### GIVEN INFORMATION ###

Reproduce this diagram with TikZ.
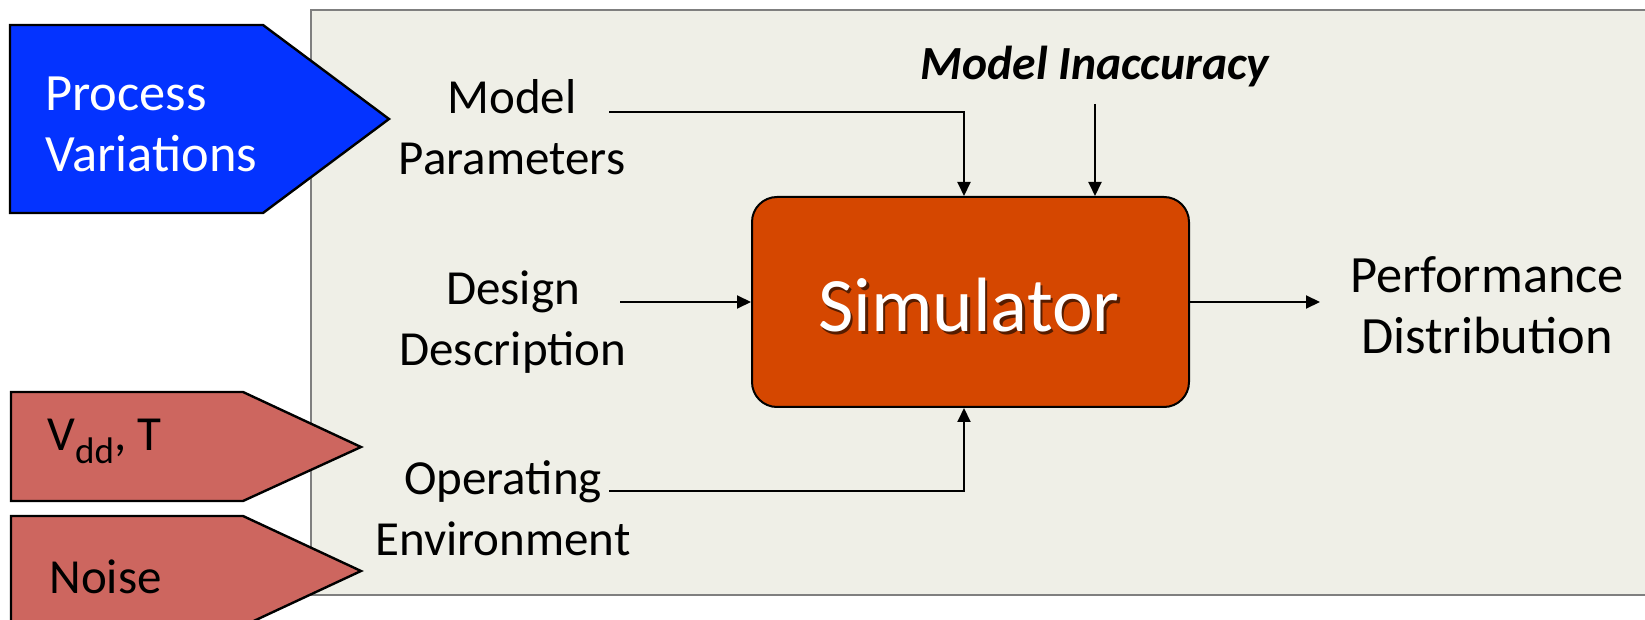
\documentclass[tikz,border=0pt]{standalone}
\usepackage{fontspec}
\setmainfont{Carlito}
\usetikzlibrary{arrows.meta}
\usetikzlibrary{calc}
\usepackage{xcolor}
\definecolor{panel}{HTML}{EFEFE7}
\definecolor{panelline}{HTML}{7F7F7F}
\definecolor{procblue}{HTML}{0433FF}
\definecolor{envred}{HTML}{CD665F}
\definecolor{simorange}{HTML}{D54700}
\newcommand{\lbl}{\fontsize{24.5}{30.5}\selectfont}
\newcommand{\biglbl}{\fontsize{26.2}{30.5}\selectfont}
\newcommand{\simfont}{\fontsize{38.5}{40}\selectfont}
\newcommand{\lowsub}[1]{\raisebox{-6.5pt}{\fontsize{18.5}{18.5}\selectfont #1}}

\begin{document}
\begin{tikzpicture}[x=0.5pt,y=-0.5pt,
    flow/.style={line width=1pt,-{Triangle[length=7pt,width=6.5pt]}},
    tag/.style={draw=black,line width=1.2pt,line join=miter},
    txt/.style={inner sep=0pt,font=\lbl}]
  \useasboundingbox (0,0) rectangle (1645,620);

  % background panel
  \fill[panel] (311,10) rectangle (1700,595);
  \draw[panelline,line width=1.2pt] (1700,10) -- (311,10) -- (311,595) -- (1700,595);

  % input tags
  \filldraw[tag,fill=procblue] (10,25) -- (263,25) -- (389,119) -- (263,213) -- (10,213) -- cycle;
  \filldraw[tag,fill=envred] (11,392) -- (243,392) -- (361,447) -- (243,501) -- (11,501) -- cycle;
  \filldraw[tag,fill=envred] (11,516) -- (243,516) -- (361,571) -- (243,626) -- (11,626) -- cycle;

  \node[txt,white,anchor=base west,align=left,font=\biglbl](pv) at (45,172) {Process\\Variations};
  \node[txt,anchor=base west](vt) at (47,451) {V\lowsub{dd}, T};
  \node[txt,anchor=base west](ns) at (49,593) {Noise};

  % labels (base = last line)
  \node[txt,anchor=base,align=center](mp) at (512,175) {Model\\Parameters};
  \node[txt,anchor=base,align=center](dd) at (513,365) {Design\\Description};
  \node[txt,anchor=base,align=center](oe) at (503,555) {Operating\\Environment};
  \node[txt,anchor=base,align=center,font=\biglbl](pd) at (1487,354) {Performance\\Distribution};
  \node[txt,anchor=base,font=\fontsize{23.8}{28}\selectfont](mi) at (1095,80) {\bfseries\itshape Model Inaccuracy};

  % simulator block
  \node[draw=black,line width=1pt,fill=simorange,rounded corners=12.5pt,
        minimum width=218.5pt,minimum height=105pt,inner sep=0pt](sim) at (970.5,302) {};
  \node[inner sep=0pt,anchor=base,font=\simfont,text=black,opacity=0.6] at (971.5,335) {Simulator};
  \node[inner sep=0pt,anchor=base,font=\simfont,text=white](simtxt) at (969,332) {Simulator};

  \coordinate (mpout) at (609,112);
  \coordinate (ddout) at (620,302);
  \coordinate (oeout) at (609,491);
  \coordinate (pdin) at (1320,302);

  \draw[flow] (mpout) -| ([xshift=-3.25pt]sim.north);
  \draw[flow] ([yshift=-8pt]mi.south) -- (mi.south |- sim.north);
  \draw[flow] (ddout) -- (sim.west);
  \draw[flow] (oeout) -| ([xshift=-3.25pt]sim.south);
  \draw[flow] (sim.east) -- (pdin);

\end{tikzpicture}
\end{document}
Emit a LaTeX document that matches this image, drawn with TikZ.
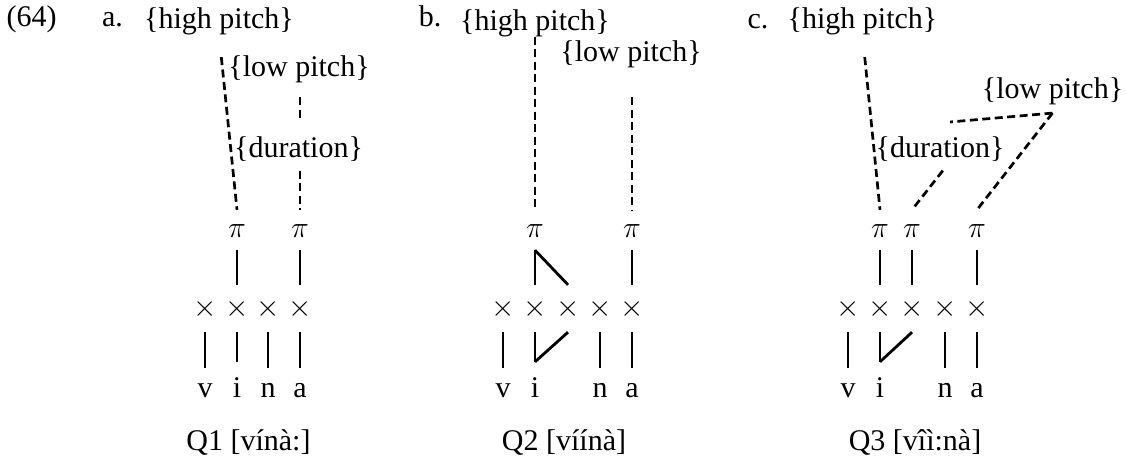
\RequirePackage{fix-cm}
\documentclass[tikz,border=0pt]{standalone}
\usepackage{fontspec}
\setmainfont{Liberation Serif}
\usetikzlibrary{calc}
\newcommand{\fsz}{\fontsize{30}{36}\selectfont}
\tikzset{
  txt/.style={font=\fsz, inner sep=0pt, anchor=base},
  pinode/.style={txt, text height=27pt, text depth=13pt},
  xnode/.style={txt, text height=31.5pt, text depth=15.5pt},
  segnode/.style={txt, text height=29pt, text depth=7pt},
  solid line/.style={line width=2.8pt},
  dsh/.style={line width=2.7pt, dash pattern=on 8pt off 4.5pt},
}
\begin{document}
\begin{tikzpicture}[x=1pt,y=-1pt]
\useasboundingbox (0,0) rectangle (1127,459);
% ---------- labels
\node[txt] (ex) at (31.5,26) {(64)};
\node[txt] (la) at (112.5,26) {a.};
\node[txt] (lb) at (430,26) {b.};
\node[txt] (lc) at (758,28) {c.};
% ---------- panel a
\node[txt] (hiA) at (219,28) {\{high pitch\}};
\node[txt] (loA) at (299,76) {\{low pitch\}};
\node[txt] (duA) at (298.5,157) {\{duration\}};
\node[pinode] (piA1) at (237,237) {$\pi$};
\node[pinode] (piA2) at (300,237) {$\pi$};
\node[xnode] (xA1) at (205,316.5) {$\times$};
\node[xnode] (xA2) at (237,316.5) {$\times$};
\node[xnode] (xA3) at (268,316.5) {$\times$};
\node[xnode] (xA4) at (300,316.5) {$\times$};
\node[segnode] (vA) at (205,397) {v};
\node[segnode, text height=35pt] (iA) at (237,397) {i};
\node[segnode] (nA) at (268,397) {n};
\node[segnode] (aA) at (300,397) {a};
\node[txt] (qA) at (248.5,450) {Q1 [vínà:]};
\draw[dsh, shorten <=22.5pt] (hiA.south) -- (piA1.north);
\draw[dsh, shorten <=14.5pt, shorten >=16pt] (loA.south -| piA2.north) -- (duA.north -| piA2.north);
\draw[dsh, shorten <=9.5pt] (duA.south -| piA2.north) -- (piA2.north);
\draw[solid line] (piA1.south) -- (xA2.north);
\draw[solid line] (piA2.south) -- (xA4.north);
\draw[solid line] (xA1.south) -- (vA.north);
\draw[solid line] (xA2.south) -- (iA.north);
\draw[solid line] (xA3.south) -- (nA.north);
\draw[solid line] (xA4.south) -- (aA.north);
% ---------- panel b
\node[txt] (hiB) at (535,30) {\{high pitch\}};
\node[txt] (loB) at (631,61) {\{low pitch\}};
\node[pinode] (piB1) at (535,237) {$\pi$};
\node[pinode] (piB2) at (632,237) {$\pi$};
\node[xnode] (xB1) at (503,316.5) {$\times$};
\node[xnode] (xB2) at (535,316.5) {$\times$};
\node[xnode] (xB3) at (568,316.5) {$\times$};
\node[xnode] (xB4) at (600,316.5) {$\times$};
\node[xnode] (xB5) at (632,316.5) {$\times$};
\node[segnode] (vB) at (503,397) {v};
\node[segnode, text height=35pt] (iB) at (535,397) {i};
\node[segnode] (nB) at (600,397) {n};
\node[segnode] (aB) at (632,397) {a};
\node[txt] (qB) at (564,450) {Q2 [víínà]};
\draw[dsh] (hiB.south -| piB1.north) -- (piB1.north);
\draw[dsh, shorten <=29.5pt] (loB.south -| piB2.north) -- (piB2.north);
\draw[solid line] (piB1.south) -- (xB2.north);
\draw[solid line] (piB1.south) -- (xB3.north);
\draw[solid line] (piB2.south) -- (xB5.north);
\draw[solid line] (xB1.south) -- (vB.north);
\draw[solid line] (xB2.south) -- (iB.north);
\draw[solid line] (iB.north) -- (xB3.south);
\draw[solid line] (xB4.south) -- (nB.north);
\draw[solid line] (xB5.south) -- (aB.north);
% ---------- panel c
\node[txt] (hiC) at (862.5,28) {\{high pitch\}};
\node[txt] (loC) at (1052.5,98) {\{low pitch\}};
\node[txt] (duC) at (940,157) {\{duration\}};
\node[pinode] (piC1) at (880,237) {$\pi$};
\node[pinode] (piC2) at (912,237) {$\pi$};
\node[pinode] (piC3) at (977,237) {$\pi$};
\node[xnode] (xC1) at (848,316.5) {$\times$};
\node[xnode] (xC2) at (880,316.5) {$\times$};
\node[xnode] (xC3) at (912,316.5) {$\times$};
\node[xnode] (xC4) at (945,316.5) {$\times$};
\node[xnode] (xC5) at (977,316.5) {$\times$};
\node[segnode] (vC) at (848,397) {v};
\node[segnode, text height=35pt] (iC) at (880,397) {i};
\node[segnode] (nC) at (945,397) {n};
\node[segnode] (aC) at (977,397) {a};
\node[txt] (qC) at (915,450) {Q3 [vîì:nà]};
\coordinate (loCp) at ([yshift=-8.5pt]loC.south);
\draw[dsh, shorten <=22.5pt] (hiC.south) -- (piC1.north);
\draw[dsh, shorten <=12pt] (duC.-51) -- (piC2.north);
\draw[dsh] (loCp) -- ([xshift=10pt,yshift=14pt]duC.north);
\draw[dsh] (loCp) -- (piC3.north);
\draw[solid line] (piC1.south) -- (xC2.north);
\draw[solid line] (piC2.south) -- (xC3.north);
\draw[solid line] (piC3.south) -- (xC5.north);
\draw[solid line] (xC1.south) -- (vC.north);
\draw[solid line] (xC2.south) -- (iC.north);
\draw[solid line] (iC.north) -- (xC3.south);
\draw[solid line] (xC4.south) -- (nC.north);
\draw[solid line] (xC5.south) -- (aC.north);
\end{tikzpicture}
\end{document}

###

*OBJECTIVE:*
Repeat the lines from where the entries begin to the line with "(11,626) -- cycle;", both included. Any picture is left out.

*SOLUTION TO THIS EXERCISE:*
Reproduce this diagram with TikZ.
\documentclass[tikz,border=0pt]{standalone}
\usepackage{fontspec}
\setmainfont{Carlito}
\usetikzlibrary{arrows.meta}
\usetikzlibrary{calc}
\usepackage{xcolor}
\definecolor{panel}{HTML}{EFEFE7}
\definecolor{panelline}{HTML}{7F7F7F}
\definecolor{procblue}{HTML}{0433FF}
\definecolor{envred}{HTML}{CD665F}
\definecolor{simorange}{HTML}{D54700}
\newcommand{\lbl}{\fontsize{24.5}{30.5}\selectfont}
\newcommand{\biglbl}{\fontsize{26.2}{30.5}\selectfont}
\newcommand{\simfont}{\fontsize{38.5}{40}\selectfont}
\newcommand{\lowsub}[1]{\raisebox{-6.5pt}{\fontsize{18.5}{18.5}\selectfont #1}}

\begin{document}
\begin{tikzpicture}[x=0.5pt,y=-0.5pt,
    flow/.style={line width=1pt,-{Triangle[length=7pt,width=6.5pt]}},
    tag/.style={draw=black,line width=1.2pt,line join=miter},
    txt/.style={inner sep=0pt,font=\lbl}]
  \useasboundingbox (0,0) rectangle (1645,620);

  % background panel
  \fill[panel] (311,10) rectangle (1700,595);
  \draw[panelline,line width=1.2pt] (1700,10) -- (311,10) -- (311,595) -- (1700,595);

  % input tags
  \filldraw[tag,fill=procblue] (10,25) -- (263,25) -- (389,119) -- (263,213) -- (10,213) -- cycle;
  \filldraw[tag,fill=envred] (11,392) -- (243,392) -- (361,447) -- (243,501) -- (11,501) -- cycle;
  \filldraw[tag,fill=envred] (11,516) -- (243,516) -- (361,571) -- (243,626) -- (11,626) -- cycle;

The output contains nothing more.